Bu yılın "2018 Troai Yılı" olması nedeniyle kitabın görsellerinin, Çanakkale'de kurulacak olan yeni müzede sergileneceğine işaret eden Küçükaşçı, orijinal kitabın ise Topkapı Sarayı'nda binlerce yazma eser gibi muhafaza edilmeye devam edileceğini kaydetti.
Fatih Sultan Mehmet'in sadece Doğu kültürü değil aynı zamanda Batı kültürü ile de ilgilenen, imparatorluk düşüncesi olan bir padişah olduğunu dile getiren Küçükaşçı, sözlerine şöyle devam etti:
"Bu bakımdan kendisini bir anlamda hem Doğu'nun hem de Batı'nın hükümdarı olarak görmek istiyordu. İlyada Destanı'nı okuyacak kadar Grekçe'ye hakimiyeti olduğu biliniyor. Sadece Topkapı Sarayı'nda Arapça ve Farsça kendi kültürüne ait eserleri toplamıyor, aynı zamanda İtalyanca, Sırpça birçok eserin Topkapı Sarayı'nda toplanmasının öncülüğünü yapıyor.
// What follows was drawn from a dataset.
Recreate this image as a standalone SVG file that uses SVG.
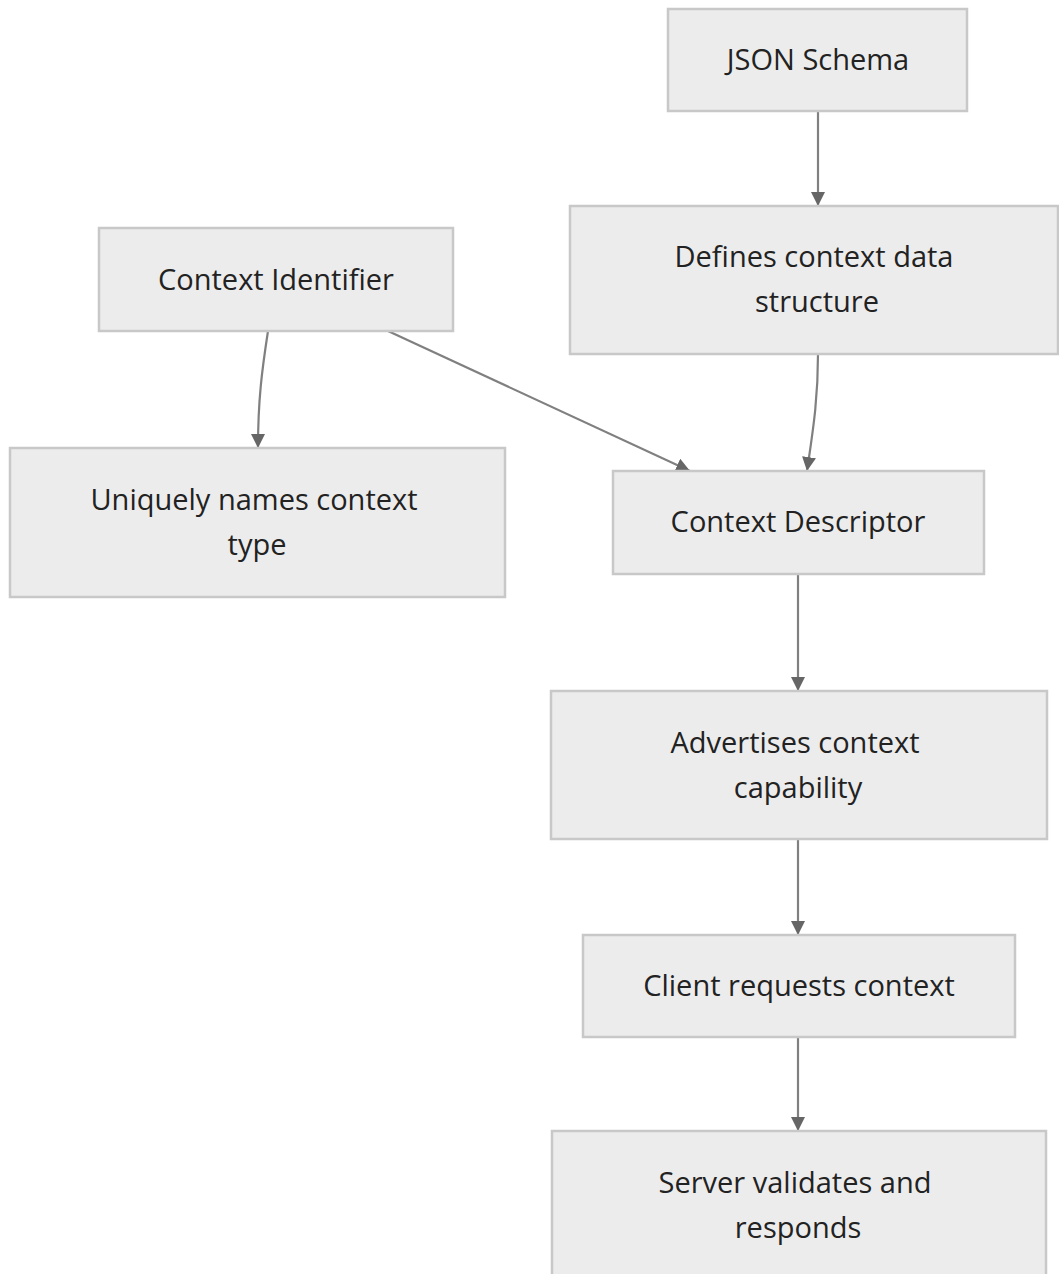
<svg xmlns="http://www.w3.org/2000/svg" width="1059" height="1274" viewBox="0 0 1059 1274">
  <style>
    .box { fill: #ececec; stroke: #c8c8c8; stroke-width: 2.5; }
    .lbl { font-family: "Open Sans", "Noto Sans", sans-serif; font-size: 29px; fill: #222; text-anchor: middle; }
    .edge { fill: none; stroke: #808080; stroke-width: 2.2; marker-end: url(#arrow); }
  </style>
  <defs>
    <!-- filled triangular arrowhead, tip at the end of the path -->
    <marker id="arrow" viewBox="0 0 10 10" refX="10" refY="5" markerWidth="14" markerHeight="14" markerUnits="userSpaceOnUse" orient="auto">
      <path d="M0,0 L10,5 L0,10 z" fill="#666"/>
    </marker>
  </defs>
  <rect width="1059" height="1274" fill="#fff"/>

  <g id="connectors">
    <path class="edge" d="M818,111 L818,206"/>
    <path class="edge" d="M818,354 C818,400 813,430 807,471"/>
    <path class="edge" d="M268,331 C262,370 258,400 258,448"/>
    <path class="edge" d="M388,331 L690,471"/>
    <path class="edge" d="M798,574 L798,691"/>
    <path class="edge" d="M798,839 L798,935"/>
    <path class="edge" d="M798,1037 L798,1131"/>
  </g>

  <g id="json-schema">
    <rect class="box" x="668" y="9" width="299" height="102"/>
    <text class="lbl" x="818" y="70">JSON Schema</text>
  </g>
  <g id="defines-structure">
    <rect class="box" x="570" y="206" width="488" height="148"/>
    <text class="lbl" x="814" y="267">Defines context data</text>
    <text class="lbl" x="817" y="312">structure</text>
  </g>
  <g id="context-identifier">
    <rect class="box" x="99" y="228" width="354" height="103"/>
    <text class="lbl" x="276" y="290">Context Identifier</text>
  </g>
  <g id="uniquely-names">
    <rect class="box" x="10" y="448" width="495" height="149"/>
    <text class="lbl" x="254" y="510">Uniquely names context</text>
    <text class="lbl" x="257" y="555">type</text>
  </g>
  <g id="context-descriptor">
    <rect class="box" x="613" y="471" width="371" height="103"/>
    <text class="lbl" x="798" y="532">Context Descriptor</text>
  </g>
  <g id="advertises">
    <rect class="box" x="551" y="691" width="496" height="148"/>
    <text class="lbl" x="795" y="753">Advertises context</text>
    <text class="lbl" x="798" y="798">capability</text>
  </g>
  <g id="client-requests">
    <rect class="box" x="583" y="935" width="432" height="102"/>
    <text class="lbl" x="799" y="996">Client requests context</text>
  </g>
  <g id="server-validates">
    <rect class="box" x="552" y="1131" width="494" height="160"/>
    <text class="lbl" x="795" y="1193">Server validates and</text>
    <text class="lbl" x="798" y="1238">responds</text>
  </g>
</svg>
Başta oğlu 2. Beyazıt olmak üzere bütün Osmanlı padişahları, sarayın bir kitap koleksiyonunun oluşması için katkı sağlıyorlar. Hatta kitaplar, devletin en kıymetli eşyasının kaydolduğu hazineye kaydediliyor. Sultan 3. Ahmet, sarayın çeşitli yerlerinde yer alan aralarında İlyada Destanı'nın da yer aldığı kitapları, bir kütüphanede topluyor. Bu kütüphaneyi, sarayda çalışanların, eğitim görenlerin kullanımına açıyor. Bununla ilgili bir vakfiye düzenletiyor. Vakfiyenin şartı şu, sarayda bulunanlar kitap alabiliyorlar fakat saray dışına çıkarılması vakfiyedeki şarta göre yasak."
"Önemli eserlerin kazandırılmasının öncülüğünü yaptı"
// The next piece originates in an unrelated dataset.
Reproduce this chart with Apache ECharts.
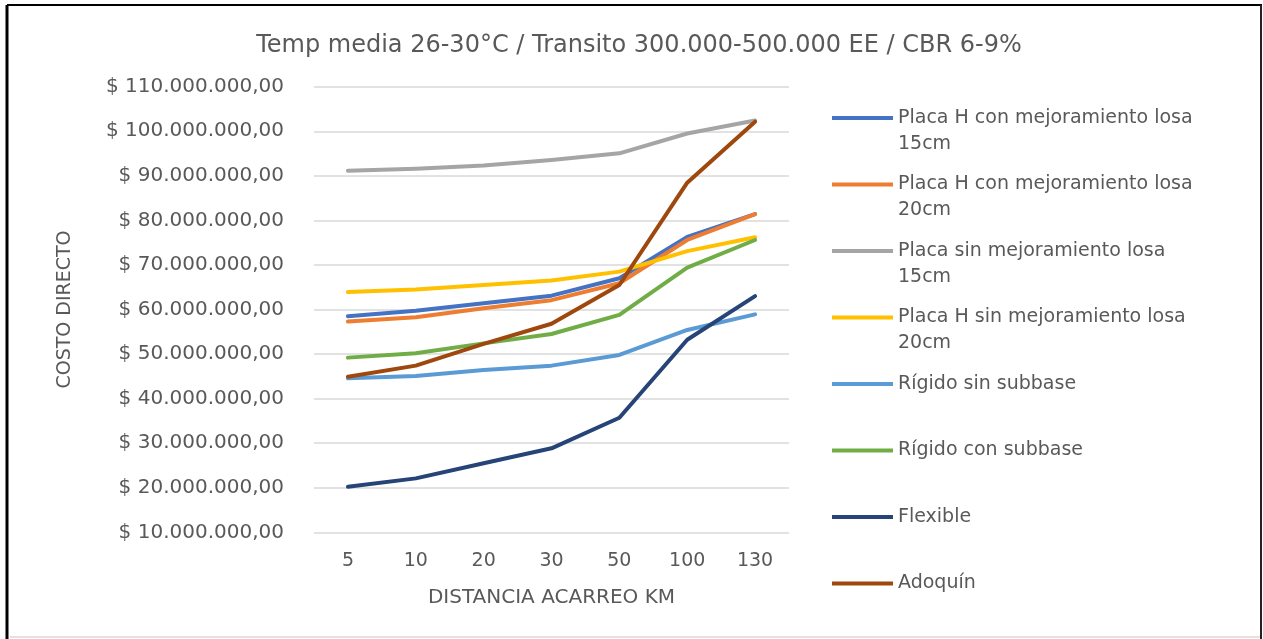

Topkapı Sarayı'ndaki İlyada Destanı'nın araştırmacılar ve meraklıları tarafından bilindiğini dile getiren Küçükaşçı, "Fatih'in kitaplığı diye bir kültür var. Fatih'in okuduğu ve ilgi duyduğu kitaplar biliniyor. Fatih'in önemli özelliklerinden bir tanesi de dönemin alimlerinin, huzurunda tartışma yapmalarına katılmak hatta zaman zaman fikirlerini söylemek. Bundan büyük bir zevk aldığını biliyoruz. Bu bakımdan sadece İlyada Destanı değil, birçok önemli eserin Topkapı Sarayı'na kazandırılmasının öncülüğünü yapmıştır" dedi.
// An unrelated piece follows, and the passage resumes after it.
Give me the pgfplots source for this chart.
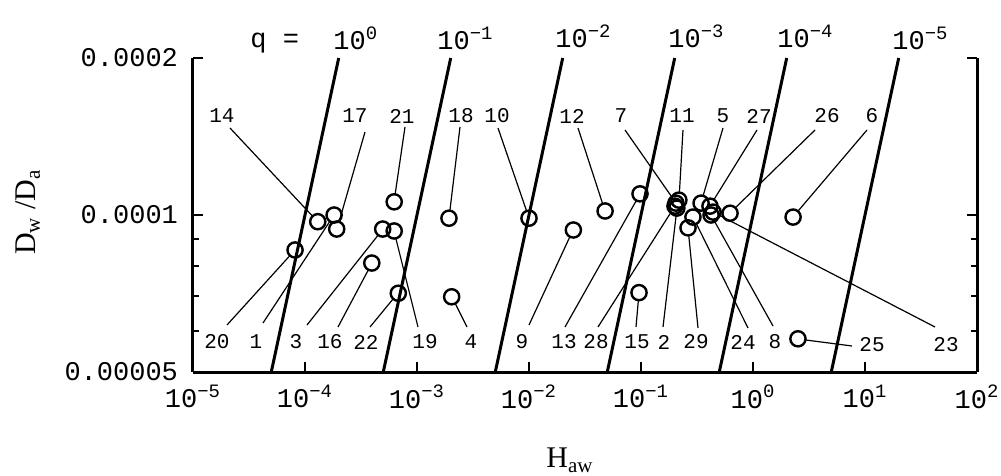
\documentclass[border=0pt]{standalone}
\usepackage{fontspec}
\setmainfont{Liberation Mono}
\newfontfamily\serif{Liberation Serif}
\usepackage{pgfplots}
\pgfplotsset{compat=1.18}

\newcommand\lbl{\fontsize{10.5}{12}\selectfont}
\newcommand\tkf{\fontsize{13.5}{15}\selectfont}

\begin{document}
\begin{tikzpicture}
\begin{axis}[
    scale only axis, width=392pt, height=157pt,
    xmode=log, ymode=log,
    xmin=1e-5, xmax=1e2, ymin=5e-5, ymax=2e-4,
    axis x line*=bottom, axis y line*=box,
    axis line style={line width=1.5pt, -},
    xtick={1e-5,1e-4,1e-3,1e-2,1e-1,1,10,100},
    xticklabels={10\textsuperscript{−5},10\textsuperscript{−4},10\textsuperscript{−3},10\textsuperscript{−2},
                 10\textsuperscript{−1},10\textsuperscript{0},10\textsuperscript{1},10\textsuperscript{2}},
    xminorticks=false,
    ytick={5e-5,1e-4,2e-4}, yticklabels={0.00005,0.0001,0.0002},
    minor ytick={6e-5,7e-5,8e-5,9e-5},
    tick align=inside,
    major tick length=5pt, minor tick length=3pt,
    tick style={line width=1pt, black},
    tick label style={font=\tkf},
    xticklabel style={yshift=-3pt},
    yticklabel style={xshift=-4pt},
    clip=false,
]
\coordinate (O) at (rel axis cs:0,0);
% q lines: H_aw = (D_w/D_a) / q
\addplot[line width=1.5pt] coordinates {(5e-5,5e-5) (2e-4,2e-4)};
\addplot[line width=1.5pt] coordinates {(5e-4,5e-5) (2e-3,2e-4)};
\addplot[line width=1.5pt] coordinates {(5e-3,5e-5) (2e-2,2e-4)};
\addplot[line width=1.5pt] coordinates {(5e-2,5e-5) (2e-1,2e-4)};
\addplot[line width=1.5pt] coordinates {(0.5,5e-5) (2,2e-4)};
\addplot[line width=1.5pt] coordinates {(5,5e-5) (20,2e-4)};
% compounds
\addplot[only marks, mark=o, mark size=3.8pt, mark options={line width=1.2pt}] coordinates {
(1.30e-4,9.71e-5)  % 14
(1.82e-4,1.00e-4)  % 1
(1.92e-4,9.40e-5)  % 17
(8.15e-5,8.57e-5)  % 20
(6.26e-4,1.06e-4)  % 21
(1.93e-3,9.86e-5)  % 18
(4.94e-4,9.40e-5)  % 3
(6.26e-4,9.32e-5)  % 19
(3.95e-4,8.09e-5)  % 16
(6.81e-4,7.08e-5)  % 22
(2.04e-3,6.97e-5)  % 4
(1.00e-2,9.86e-5)  % 10
(4.78e-2,1.018e-4) % 12
(2.49e-2,9.36e-5)  % 9
(9.8e-2,1.098e-4)  % 13
(9.6e-2,7.10e-5)   % 15
(0.205,1.054e-4)   % 7
(0.218,1.068e-4)   % 11
(0.209,1.031e-4)   % 2
(0.201,1.040e-4)   % 28
(0.263,9.45e-5)    % 29
(0.291,9.91e-5)    % 24
(0.344,1.054e-4)   % 5
(0.413,1.040e-4)   % 27
(0.422,1.00e-4)    % 8
(0.440,1.013e-4)   % 23
(0.624,1.008e-4)   % 26
(2.28,9.91e-5)     % 6
(2.52,5.79e-5)     % 25
};
\end{axis}

% annotations in picture pixels (axis box: x 193..977, y 58..372)
\begin{scope}[shift={(O)}, xshift=-96.5pt, yshift=186pt, x=0.5pt, y=-0.5pt]
\foreach \n/\x in {14/222,17/355,21/402,18/461,10/497,12/572,7/621,11/682,5/723,27/759,26/827,6/872}
  \node[font=\lbl] at (\x,116) {\n};
\foreach \n/\x in {20/217,1/256,3/296,16/330,22/366,19/425,4/471,9/522,13/564,28/596,15/637,2/664,29/696,24/743,8/775}
  \node[font=\lbl] at (\x,342) {\n};
\node[font=\lbl] at (872,345) {25};
\node[font=\lbl] at (946,345) {23};

\foreach \a/\b/\c/\d in {230/128/318/222, 365/132/337/229, 405/127/394/202, 460/127/449/218,
    498/128/529/218, 578/128/605/211, 625/130/676/203, 683/130/679/200, 723/128/701/203,
    757/130/710/206, 815/130/730/213, 867/130/793/217,
    227/325/295/250, 263/323/334/215, 307/325/383/229, 338/327/372/263, 370/327/398/293,
    418/327/394/231, 467/327/452/297, 529/325/573/230, 565/327/640/194, 598/327/675/206,
    636/327/639/293, 663/327/677/208, 698/328/688/228, 748/328/693/217, 773/326/711/215,
    852/346/798/339, 935/327/713/212}
  \draw[line width=0.6pt, shorten >=4pt] (\a,\b) -- (\c,\d);

\node[anchor=base west, inner sep=0, font=\tkf] at (250,48) {q =};
\foreach \k/\x/\y in {0/333/50, −1/437/50, −2/555/48, −3/668/48, −4/777/48, −5/892/50}
  \node[anchor=base west, inner sep=0, font=\tkf] at (\x,\y) {10\textsuperscript{\k}};

\node[rotate=90, font=\serif\fontsize{15}{18}\selectfont] at (28,212) {D\textsubscript{w} /D\textsubscript{a}};
\node[anchor=base west, inner sep=0, font=\serif\fontsize{15}{18}\selectfont] at (546,468) {H\textsubscript{aw}};

\pgfresetboundingbox
\path[use as bounding box] (0,0) rectangle (1001,476);
\end{scope}
\end{tikzpicture}
\end{document}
Prof. Dr. Küçükaşçı, Fatih Sultan Mehmet'in hem Anadolu'daki kültürü canlandırmaya hem de onu öğrenmeye çalıştığı gibi Batı kültürünü de öğrenmeye çalıştığını belirterek, Fatih'in İtalyanca bilmesi ve o kültürle ilgili olmasının da çok manidar olduğunu ifade etti.